EXERCISE BRIEF → Quote the records exactly, starting at the first line and stopping after the line with "16.0, 20.0, 24.0]"; skip the pictures.
_ _ _
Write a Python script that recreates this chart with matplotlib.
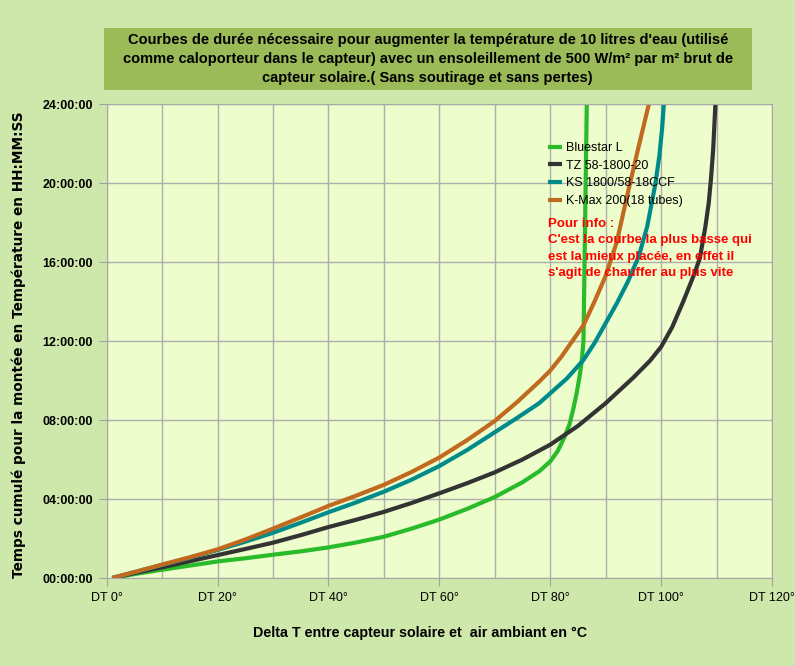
import numpy as np
import matplotlib
matplotlib.use('Agg')
import matplotlib.pyplot as plt
from matplotlib.ticker import FixedLocator, FuncFormatter
from matplotlib.patches import Rectangle

# data: delta T (deg C) -> cumulated time (hours)
bluestar_dt = [1, 5, 10, 15, 20, 25, 30, 35, 40, 45, 50, 55, 60, 65, 70, 75, 78, 80, 81.4, 82.6,
               83.5, 84.2, 84.8, 85.3, 85.7, 86.0, 86.1, 86.2, 86.4, 86.6]
bluestar_h = [0, 0.2, 0.42, 0.63, 0.84, 1.0, 1.18, 1.35, 1.55, 1.8, 2.09, 2.5, 2.96, 3.5, 4.1, 4.85,
              5.4, 5.9, 6.45, 7.15, 7.8, 8.6, 9.4, 10.2, 11.0, 12.0, 14.0, 16.0, 20.0, 24.0]

tz_dt = [1, 5, 10, 15, 20, 25, 30, 35, 40, 45, 50, 55, 60, 65, 70, 75, 80, 85, 90, 95, 98, 100,
         102, 104, 105, 106, 107, 108, 108.6, 109.0, 109.4, 109.8]
tz_h = [0, 0.25, 0.54, 0.85, 1.16, 1.47, 1.79, 2.17, 2.58, 2.95, 3.35, 3.8, 4.29, 4.8, 5.35, 6.0,
        6.75, 7.7, 8.85, 10.15, 11.0, 11.7, 12.7, 14.0, 14.7, 15.4, 16.2, 17.8, 19.0, 20.2, 21.7, 24.0]

ks_dt = [1, 5, 10, 15, 20, 25, 30, 35, 40, 45, 50, 55, 60, 65, 70, 74, 78, 80, 83, 86, 88, 90, 92,
         94, 96, 97.5, 99, 99.7, 100.2, 100.5]
ks_h = [0, 0.3, 0.66, 1.03, 1.42, 1.84, 2.29, 2.8, 3.33, 3.83, 4.37, 4.98, 5.67, 6.48, 7.38, 8.1,
        8.85, 9.35, 10.1, 11.04, 11.9, 12.9, 13.9, 15.0, 16.3, 17.8, 20.0, 21.4, 22.8, 24.0]

kmax_dt = [1, 5, 10, 15, 20, 25, 30, 35, 40, 45, 50, 55, 60, 65, 70, 74, 78, 80, 82, 84, 86, 88,
           90, 92, 94, 96, 97.8]
kmax_h = [0, 0.3, 0.68, 1.05, 1.45, 1.95, 2.5, 3.07, 3.65, 4.17, 4.72, 5.37, 6.1, 6.98, 7.95, 8.9,
          9.94, 10.5, 11.2, 12.0, 12.8, 14.0, 15.3, 17.0, 19.5, 21.9, 24.0]

series_names = ['Bluestar L', 'TZ 58-1800-20', 'KS 1800/58-18CCF', 'K-Max 200(18 tubes)']
series_colors = ['#2abb2a', '#333333', '#008b8b', '#c0691f']

title = ("Courbes de durée nécessaire pour augmenter la température de 10 litres d'eau (utilisé\n"
         "comme caloporteur dans le capteur) avec un ensoleillement de 500 W/m² par m² brut de\n"
         "capteur solaire.( Sans soutirage et sans pertes)")
note = ("Pour info :\nC'est la courbe la plus basse qui\n"
        "est la mieux placée, en effet il\ns'agit de chauffer au plus vite")

arial = ['Liberation Sans', 'DejaVu Sans']

fig = plt.figure(figsize=(7.95, 6.66), dpi=100)
fig.patch.set_facecolor('#cde8aa')
ax = fig.add_axes([0.1342, 0.1321, 0.8368, 0.7117])
ax.set_facecolor('#edfdcb')

data = [(bluestar_dt, bluestar_h), (tz_dt, tz_h), (ks_dt, ks_h), (kmax_dt, kmax_h)]
for (dt, h), name, col in zip(data, series_names, series_colors):
    ax.plot(dt, h, color=col, lw=3, label=name, solid_capstyle='butt', solid_joinstyle='round')

ax.set_xlim(0, 120)
ax.set_ylim(0, 24)
ax.xaxis.set_major_locator(FixedLocator(range(0, 121, 20)))
ax.xaxis.set_minor_locator(FixedLocator(range(10, 120, 20)))
ax.yaxis.set_major_locator(FixedLocator(range(0, 25, 4)))
ax.xaxis.set_major_formatter(FuncFormatter(lambda v, p: 'DT %d°' % v))
ax.yaxis.set_major_formatter(FuncFormatter(lambda v, p: '%02d:00:00' % v))
ax.grid(True, which='both', color='#adadad', lw=1)
ax.set_axisbelow(True)
ax.tick_params(axis='both', which='major', length=6, color='#a0a0a0', pad=4)
ax.tick_params(axis='x', which='minor', length=0)
for s in ax.spines.values():
    s.set_color('#a8a8a8')
for t in ax.get_xticklabels():
    t.set_fontfamily(arial)
    t.set_fontsize(9)
for t in ax.get_yticklabels():
    t.set_fontfamily(arial)
    t.set_fontsize(9)
    t.set_fontweight('bold')

fig.text(0.528, 0.05, 'Delta T entre capteur solaire et  air ambiant en °C', ha='center', va='center',
         fontsize=10.3, fontweight='bold', family=arial)
fig.text(0.023, 0.483, 'Temps cumulé pour la montée en Température en HH:MM:SS', rotation=90,
         ha='center', va='center', fontsize=9.8, fontweight='bold', family=['DejaVu Sans'])

# title box
fig.patches.append(Rectangle((0.131, 0.865), 0.815, 0.093, transform=fig.transFigure,
                             facecolor='#9bbb59', edgecolor='none'))
fig.text(0.538, 0.911, title, ha='center', va='center', fontsize=10.5, fontweight='bold',
         family=arial, linespacing=1.45)

ax.legend(loc='upper left', bbox_to_anchor=(0.656, 0.93), frameon=False,
          handlelength=1.1, handletextpad=0.3, labelspacing=0.45, borderaxespad=0,
          prop={'family': arial, 'size': 9})
ax.text(0.663, 0.76, note, transform=ax.transAxes, ha='left', va='top', color='#ff0000',
        fontsize=9.5, fontweight='bold', family=arial, linespacing=1.5)

fig.savefig('out.png', dpi=100, facecolor=fig.get_facecolor())
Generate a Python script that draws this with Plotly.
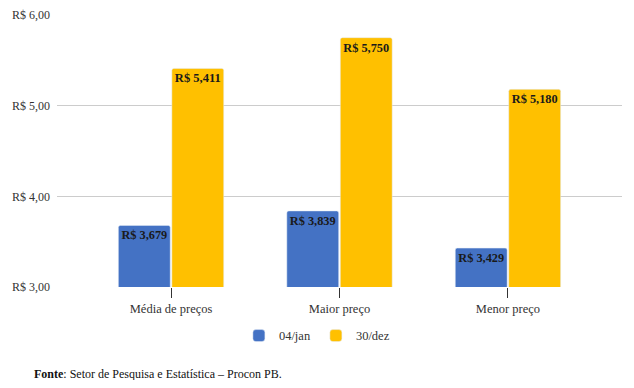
import plotly.graph_objects as go

categories = ["Média de preços", "Maior preço", "Menor preço"]
jan_values = [3.679, 3.839, 3.429]
dez_values = [5.411, 5.750, 5.180]
series_names = ["04/jan", "30/dez"]
y_ticks = [3, 4, 5, 6]
y_tick_labels = ["R$ 3,00", "R$ 4,00", "R$ 5,00", "R$ 6,00"]

def fmt(v):
    return "R$ " + f"{v:.3f}".replace(".", ",")

FONT = "Liberation Serif, DejaVu Serif, serif"
fig = go.Figure()
for name, vals, color in [(series_names[0], jan_values, "#4472C4"),
                          (series_names[1], dez_values, "#FFC000")]:
    fig.add_trace(go.Bar(
        x=categories, y=vals, name=name, marker_color=color,
        text=[fmt(v) for v in vals], textposition="inside",
        insidetextanchor="end", textangle=0,
        textfont=dict(family=FONT, size=12.5, color="#1a1a1a", weight="bold"),
    ))

# page body has an 8px default margin, so the figure is offset by 8px
fig.update_layout(
    width=618, height=372,
    margin=dict(l=49, r=4, t=7, b=93, autoexpand=False),
    paper_bgcolor="white", plot_bgcolor="white",
    font=dict(family=FONT, size=12.5, color="#333333"),
    barmode="group", bargap=0.365, bargroupgap=0.03,
    barcornerradius=2,
    showlegend=True,
    legend=dict(orientation="h", x=0.46, xanchor="center", y=-0.18, yanchor="middle",
                font=dict(family=FONT, size=12.5, color="#333333"), itemwidth=30),
    xaxis=dict(range=[-0.677, 2.677], ticks="outside", ticklen=10, tickcolor="#333333",
               tickwidth=1, showgrid=False, showline=False, zeroline=False,
               automargin=False,
               tickfont=dict(family=FONT, size=12.5, color="#333333")),
    yaxis=dict(range=[3, 6], tickvals=y_ticks, ticktext=y_tick_labels,
               showgrid=True, gridcolor="#cccccc", gridwidth=1, zeroline=False,
               showline=False, ticks="", ticklabelstandoff=6, automargin=False,
               tickfont=dict(family=FONT, size=12, color="#333333")),
    annotations=[dict(text="<b>Fonte</b>: Setor de Pesquisa e Estatística – Procon PB.",
                      xref="paper", yref="paper", x=-0.044, y=-0.32,
                      xanchor="left", yanchor="middle", showarrow=False,
                      font=dict(family=FONT, size=12, color="#111111"))],
)
fig.update_traces(cliponaxis=False)
fig.write_html("out.html")
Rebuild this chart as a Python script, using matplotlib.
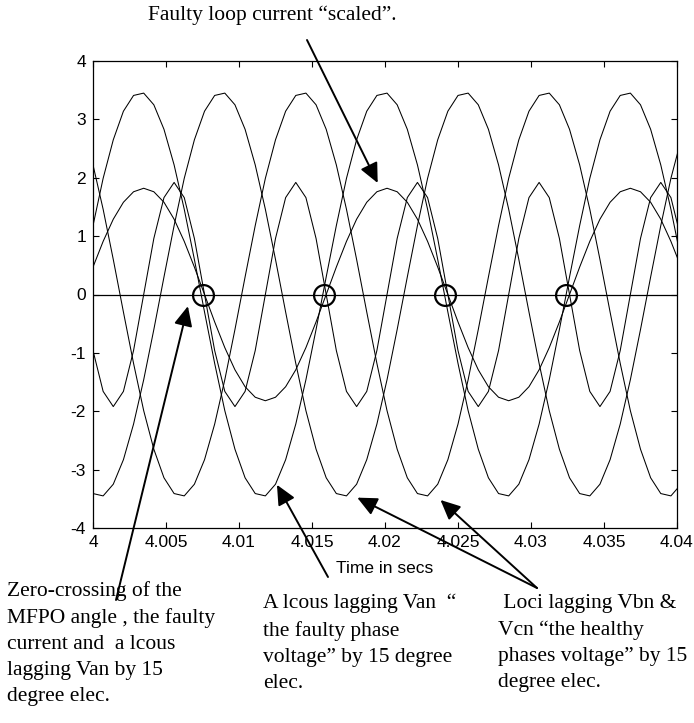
import numpy as np
import matplotlib
matplotlib.use('Agg')
import matplotlib.pyplot as plt

plt.rcParams['font.family'] = 'Liberation Sans'
plt.rcParams['axes.unicode_minus'] = False

#=========================================================================
# Data (read off the picture), sampled every 15 deg elec. at 60 Hz
#=========================================================================
ang_deg = [0, 15, 30, 45, 60, 75, 90, 105, 120, 135, 150, 165, 180, 195, 210,
           225, 240, 255, 270, 285, 300, 315, 330, 345, 360, 375, 390, 405,
           420, 435, 450, 465, 480, 495, 510, 525, 540, 555, 570, 585, 600,
           615, 630, 645, 660, 675, 690, 705, 720, 735, 750, 765, 780, 795,
           810, 825, 840, 855, 870]

locus_a = [1.18, 1.99, 2.65, 3.14, 3.41, 3.45, 3.25, 2.83, 2.22, 1.46, 0.60, -0.30,
           -1.18, -1.99, -2.65, -3.14, -3.41, -3.45, -3.25, -2.83, -2.22, -1.46, -0.60, 0.30,
           1.18, 1.99, 2.65, 3.14, 3.41, 3.45, 3.25, 2.83, 2.22, 1.46, 0.60, -0.30,
           -1.18, -1.99, -2.65, -3.14, -3.41, -3.45, -3.25, -2.83, -2.22, -1.46, -0.60, 0.30,
           1.18, 1.99, 2.65, 3.14, 3.41, 3.45, 3.25, 2.83, 2.22, 1.46, 0.60]

locus_b = [-3.41, -3.45, -3.25, -2.83, -2.22, -1.46, -0.60, 0.30,
           1.18, 1.99, 2.65, 3.14, 3.41, 3.45, 3.25, 2.83, 2.22, 1.46, 0.60, -0.30,
           -1.18, -1.99, -2.65, -3.14, -3.41, -3.45, -3.25, -2.83, -2.22, -1.46, -0.60, 0.30,
           1.18, 1.99, 2.65, 3.14, 3.41, 3.45, 3.25, 2.83, 2.22, 1.46, 0.60, -0.30,
           -1.18, -1.99, -2.65, -3.14, -3.41, -3.45, -3.25, -2.83, -2.22, -1.46, -0.60, 0.30,
           1.18, 1.99, 2.65]

locus_c = [2.22, 1.46, 0.60, -0.30,
           -1.18, -1.99, -2.65, -3.14, -3.41, -3.45, -3.25, -2.83, -2.22, -1.46, -0.60, 0.30,
           1.18, 1.99, 2.65, 3.14, 3.41, 3.45, 3.25, 2.83, 2.22, 1.46, 0.60, -0.30,
           -1.18, -1.99, -2.65, -3.14, -3.41, -3.45, -3.25, -2.83, -2.22, -1.46, -0.60, 0.30,
           1.18, 1.99, 2.65, 3.14, 3.41, 3.45, 3.25, 2.83, 2.22, 1.46, 0.60, -0.30,
           -1.18, -1.99, -2.65, -3.14, -3.41, -3.45, -3.25]

current = [0.47, 0.91, 1.29, 1.58, 1.76, 1.82, 1.76, 1.58, 1.29, 0.91, 0.47, 0.00,
           -0.47, -0.91, -1.29, -1.58, -1.76, -1.82, -1.76, -1.58, -1.29, -0.91, -0.47, 0.00,
           0.47, 0.91, 1.29, 1.58, 1.76, 1.82, 1.76, 1.58, 1.29, 0.91, 0.47, 0.00,
           -0.47, -0.91, -1.29, -1.58, -1.76, -1.82, -1.76, -1.58, -1.29, -0.91, -0.47, 0.00,
           0.47, 0.91, 1.29, 1.58, 1.76, 1.82, 1.76, 1.58, 1.29, 0.91, 0.47]

mfpo = [-0.96, -1.66, -1.92, -1.66, -0.96, 0.00, 0.96, 1.66, 1.92, 1.66, 0.96, 0.00,
        -0.96, -1.66, -1.92, -1.66, -0.96, 0.00, 0.96, 1.66, 1.92, 1.66, 0.96, 0.00,
        -0.96, -1.66, -1.92, -1.66, -0.96, 0.00, 0.96, 1.66, 1.92, 1.66, 0.96, 0.00,
        -0.96, -1.66, -1.92, -1.66, -0.96, 0.00, 0.96, 1.66, 1.92, 1.66, 0.96, 0.00,
        -0.96, -1.66, -1.92, -1.66, -0.96, 0.00, 0.96, 1.66, 1.92, 1.66, 0.96]

circle_t = [4.0075, 4.0158, 4.0241, 4.0324]
circle_y = [0, 0, 0, 0]

xticks = [4, 4.005, 4.01, 4.015, 4.02, 4.025, 4.03, 4.035, 4.04]
xtick_labels = ['4', '4.005', '4.01', '4.015', '4.02', '4.025', '4.03', '4.035', '4.04']
yticks = [-4, -3, -2, -1, 0, 1, 2, 3, 4]

t = 4 + np.array(ang_deg) / 21600.0   # 60 Hz: 1 deg elec. = 1/21600 s

#=========================================================================
# Plot
#=========================================================================
W, H = 694, 723
fig = plt.figure(figsize=(W / 100, H / 100), dpi=100)
ax = fig.add_axes([93 / W, 1 - 528 / H, (677 - 93) / W, (528 - 61) / H])

for y in (locus_a, locus_b, locus_c, current, mfpo):
    ax.plot(t, y, color='k', lw=0.75)
ax.axhline(0, color='k', lw=0.9)
ax.plot(circle_t, circle_y, 'o', mfc='none', mec='k', ms=15, mew=1.6)

ax.set_xlim(4, 4.04)
ax.set_ylim(-4, 4)
ax.set_xticks(xticks)
ax.set_xticklabels(xtick_labels)
ax.set_yticks(yticks)
ax.set_yticklabels([str(v) for v in yticks])
ax.tick_params(direction='in', top=True, right=True, length=4, width=0.8,
               labelsize=12.5, pad=5)
for s in ax.spines.values():
    s.set_linewidth(0.9)
ax.set_xlabel('Time in secs', fontsize=12.5, labelpad=8)

#=========================================================================
# Annotations
#=========================================================================
serif = dict(family='Liberation Serif', size=15.5)
fig.text(148 / W, 1 - 15 / H, 'Faulty loop current \u201cscaled\u201d.',
         ha='left', va='center', **serif)
fig.text(7 / W, 1 - 581 / H,
         'Zero-crossing of the\nMFPO angle , the faulty\ncurrent and  a lcous\n'
         'lagging Van by 15\ndegree elec.',
         ha='left', va='top', linespacing=1.5, **serif)
fig.text(263 / W, 1 - 594 / H,
         'A lcous lagging Van  \u201c\nthe faulty phase\nvoltage\u201d by 15 degree\nelec.',
         ha='left', va='top', linespacing=1.5, **serif)
fig.text(498 / W, 1 - 594 / H,
         ' Loci lagging Vbn &\nVcn \u201cthe healthy\nphases voltage\u201d by 15\ndegree elec.',
         ha='left', va='top', linespacing=1.5, **serif)

arrow = dict(arrowstyle='-|>,head_length=0.6,head_width=0.28', color='k',
             lw=1.4, shrinkA=0, shrinkB=0, mutation_scale=20)
arrows = [((4.0195, 1.91), (307, 40)),
          ((4.0065, -0.20), (116, 600)),
          ((4.0126, -3.26), (328, 577)),
          ((4.0181, -3.48), (537, 588)),
          ((4.0238, -3.52), (537, 588))]
for tip, tail in arrows:
    ax.annotate('', xy=tip, xycoords='data',
                xytext=(tail[0] / W, 1 - tail[1] / H), textcoords='figure fraction',
                arrowprops=arrow, annotation_clip=False)

fig.savefig('out.png', dpi=100)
_ _ _
ANSWER TO THE PROBLEM →
Write a Python script that recreates this chart with matplotlib.
import numpy as np
import matplotlib
matplotlib.use('Agg')
import matplotlib.pyplot as plt
from matplotlib.ticker import FixedLocator, FuncFormatter
from matplotlib.patches import Rectangle

# data: delta T (deg C) -> cumulated time (hours)
bluestar_dt = [1, 5, 10, 15, 20, 25, 30, 35, 40, 45, 50, 55, 60, 65, 70, 75, 78, 80, 81.4, 82.6,
               83.5, 84.2, 84.8, 85.3, 85.7, 86.0, 86.1, 86.2, 86.4, 86.6]
bluestar_h = [0, 0.2, 0.42, 0.63, 0.84, 1.0, 1.18, 1.35, 1.55, 1.8, 2.09, 2.5, 2.96, 3.5, 4.1, 4.85,
              5.4, 5.9, 6.45, 7.15, 7.8, 8.6, 9.4, 10.2, 11.0, 12.0, 14.0, 16.0, 20.0, 24.0]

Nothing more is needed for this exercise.